Traceback (most recent call last):
File "process.py", line 73, in <module>
eval('../amazon/densenet169_new',128,256,2)
File "/home/zhenghuabin/jianglibin/amazon/eval.py", line 49, in eval
for step, (data, target) in enumerate(validate_loader):
File "/home/zhenghuabin/anaconda3/envs/py35/lib/python3.5/site-packages/torch/utils/data/dataloader.py", line 206, in __next__
idx, batch = self.data_queue.get()
File "/home/zhenghuabin/anaconda3/envs/py35/lib/python3.5/multiprocessing/queues.py", line 345, in get
return ForkingPickler.loads(res)
File "/home/zhenghuabin/anaconda3/envs/py35/lib/python3.5/site-packages/torch/multiprocessing/reductions.py", line 70, in rebuild_storage_fd
fd = df.detach()
File "/home/zhenghuabin/anaconda3/envs/py35/lib/python3.5/multiprocessing/resource_sharer.py", line 58, in detach
return reduction.recv_handle(conn)
File "/home/zhenghuabin/anaconda3/envs/py35/lib/python3.5/multiprocessing/reduction.py", line 181, in recv_handle
return recvfds(s, 1)[0]
File "/home/zhenghuabin/anaconda3/envs/py35/lib/python3.5/multiprocessing/reduction.py", line 160, in recvfds
len(ancdata))
RuntimeError: received 0 items of ancdata
Here is my code:
dset_validate = AmazonDateset_validate(validate_index)
validate_loader = DataLoader(dset_validate, batch_size=batch_size, num_workers=4)
for step, (data, target) in enumerate(validate_loader):
It always get error in the same position(finish some particular epoch). How to solve it?
This problem happen in some particular machine, I mean it happens on one of my machines while the same code works well on other servers, and I can get rid by “num_workers=0”, but it makes my training too slow.
Most of the solutions here deal with the symptoms, but not the cause.
This link explains the cause (a memory leak when storing to much data from a dataloader) and how to solve it.
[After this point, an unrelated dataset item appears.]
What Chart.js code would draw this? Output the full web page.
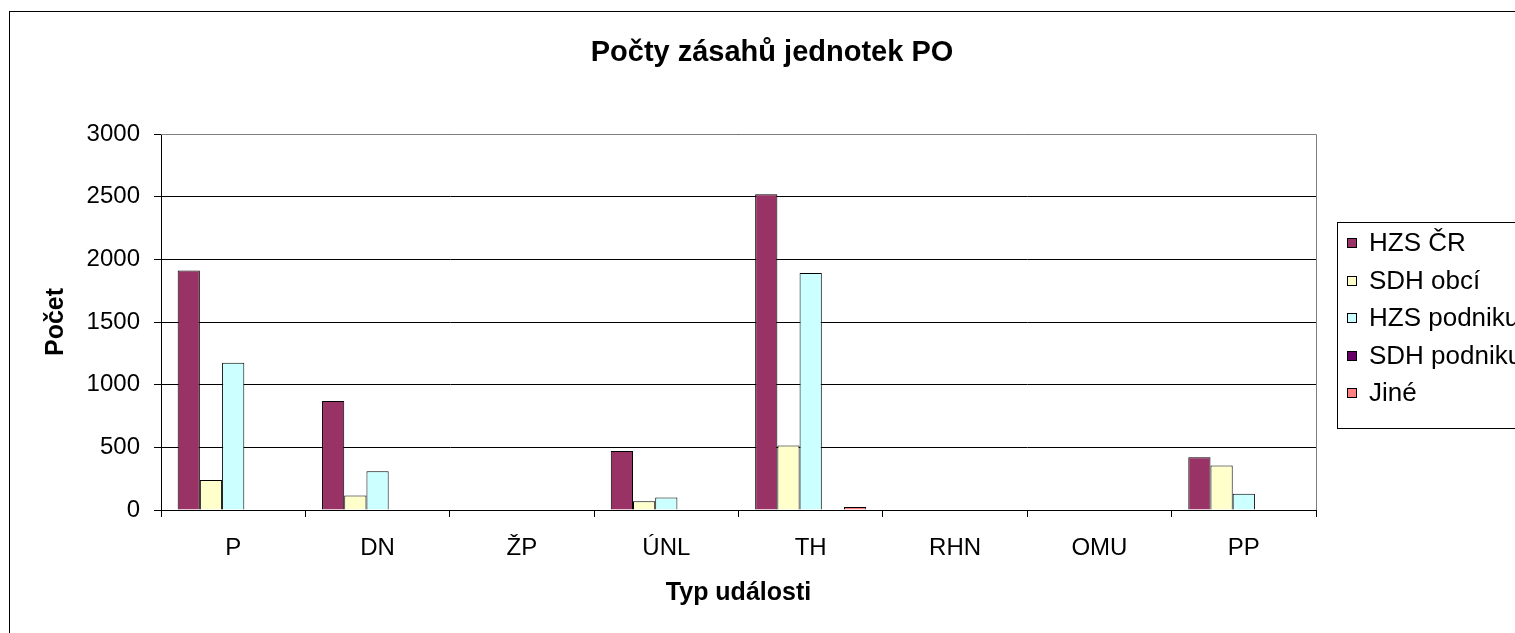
<!DOCTYPE html>
<html>
<head>
<meta charset="utf-8">
<script src="https://cdn.jsdelivr.net/npm/chart.js@4/dist/chart.umd.min.js"></script>
<style>
  html, body { margin: 0; padding: 0; background: #ffffff; }
  #wrap { width: 1515px; height: 633px; }
</style>
</head>
<body>
<div id="wrap"><canvas id="c" width="1515" height="633"></canvas></div>
<script>
const chartTitle = 'Počty zásahů jednotek PO';
const xTitle = 'Typ události';
const yTitle = 'Počet';
const categories = ['P', 'DN', 'ŽP', 'ÚNL', 'TH', 'RHN', 'OMU', 'PP'];
const seriesNames = ['HZS ČR', 'SDH obcí', 'HZS podniku', 'SDH podniku', 'Jiné'];
const hzsCR      = [1910, 870, 0, 470, 2520, 0, 0, 420];
const sdhObci    = [240, 115, 0, 70, 515, 0, 0, 355];
const hzsPodniku = [1175, 310, 0, 100, 1890, 0, 0, 130];
const sdhPodniku = [0, 0, 0, 0, 0, 0, 0, 0];
const jine       = [0, 0, 0, 0, 24, 0, 0, 0];
const yTicks = [0, 500, 1000, 1500, 2000, 2500, 3000];
const seriesColors = ['#993366', '#FFFFCC', '#CCFFFF', '#660066', '#FF8080'];

const FONT = '"Liberation Sans", Arial, sans-serif';
const allSeries = [hzsCR, sdhObci, hzsPodniku, sdhPodniku, jine];

const decor = {
  id: 'decor',
  beforeDraw(chart) {
    const ctx = chart.ctx;
    ctx.save();
    ctx.fillStyle = '#ffffff';
    ctx.fillRect(0, 0, chart.width, chart.height);
    ctx.strokeStyle = '#000000';
    ctx.lineWidth = 1;
    ctx.strokeRect(9.5, 11.5, 1700, 800);
    ctx.restore();
  },
  afterDraw(chart) {
    const ctx = chart.ctx;
    const a = chart.chartArea;
    ctx.save();
    // chart title, centred over the whole chart object
    ctx.font = 'bold 29px ' + FONT;
    ctx.fillStyle = '#000000';
    ctx.textAlign = 'center';
    ctx.textBaseline = 'middle';
    ctx.fillText(chartTitle, 772, 53);
    // plot area border
    ctx.strokeStyle = '#808080';
    ctx.lineWidth = 1;
    ctx.beginPath();
    ctx.moveTo(a.left, a.top + 0.5);
    ctx.lineTo(a.right + 0.5, a.top + 0.5);
    ctx.lineTo(a.right + 0.5, a.bottom);
    ctx.stroke();
    // legend
    const lx = 1337.5, ly = 222.5;
    ctx.strokeStyle = '#000000';
    ctx.strokeRect(lx, ly, 400, 206);
    ctx.font = '26px ' + FONT;
    ctx.textBaseline = 'middle';
    ctx.textAlign = 'left';
    chart.data.datasets.forEach((ds, i) => {
      const cy = 243 + i * 37.5;
      const top = Math.round(cy - 5);
      ctx.fillStyle = ds.backgroundColor;
      ctx.fillRect(1347, top, 10, 10);
      ctx.strokeStyle = '#000000';
      ctx.strokeRect(1347.5, top + 0.5, 9, 9);
      ctx.fillStyle = '#000000';
      ctx.fillText(ds.label, 1369, cy + 1);
    });
    ctx.restore();
  }
};

new Chart(document.getElementById('c'), {
  type: 'bar',
  data: {
    labels: categories,
    datasets: seriesNames.map((name, i) => ({
      label: name,
      data: allSeries[i],
      backgroundColor: seriesColors[i],
      borderColor: '#000000',
      borderWidth: 1,
      borderSkipped: 'start',
      categoryPercentage: 5 / 6.5,
      barPercentage: 1.0
    }))
  },
  options: {
    responsive: false,
    devicePixelRatio: 1,
    animation: false,
    layout: { padding: { left: 0, right: 199, top: 134, bottom: 0 } },
    plugins: {
      legend: { display: false },
      tooltip: { enabled: false },
      title: { display: false }
    },
    scales: {
      x: {
        offset: true,
        grid: {
          display: true,
          offset: true,
          drawOnChartArea: false,
          drawTicks: true,
          tickLength: 7,
          color: '#000000',
          lineWidth: 1
        },
        border: { display: true, color: '#000000', width: 1 },
        ticks: {
          color: '#000000',
          font: { family: FONT, size: 24, lineHeight: 1.2 },
          padding: 17,
          maxRotation: 0,
          autoSkip: false
        },
        title: {
          display: true,
          text: xTitle,
          color: '#000000',
          font: { family: FONT, size: 25, weight: 'bold', lineHeight: 1.2 },
          padding: { top: 0, bottom: 25 }
        },
        afterFit(scale) { scale.height = 123; }
      },
      y: {
        min: 0,
        max: 3000,
        afterBuildTicks(scale) { scale.ticks = yTicks.map(v => ({ value: v })); },
        grid: {
          color: '#000000',
          lineWidth: 1,
          drawTicks: true,
          tickLength: 7
        },
        border: { display: true, color: '#000000', width: 1 },
        ticks: {
          color: '#000000',
          font: { family: FONT, size: 24, lineHeight: 1.2 },
          padding: 14,
          callback: (v) => String(v)
        },
        title: {
          display: true,
          text: yTitle,
          color: '#000000',
          font: { family: FONT, size: 25, weight: 'bold', lineHeight: 1.2 },
          padding: { top: 41, bottom: 0 }
        },
        afterFit(scale) { scale.width = 161; }
      }
    }
  },
  plugins: [decor]
});
</script>
</body>
</html>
I copy the code from the aforementioned link:
pred_list = []
target_list = []
# long version
for inputs, targets in DataLoader(dataset, num_workers=6, batch_size=64):
pred_list.append(model.predict_on_batch(inputs)) # make model prediction
targets_copy = deepcopy(targets)
target_list.append(targets_copy)
del inputs
del targets
With larger test sets not using multiprocessing may be a lot slower.
Btorb’s solution the better solution, the essential part here is to deepcopy the targets generated.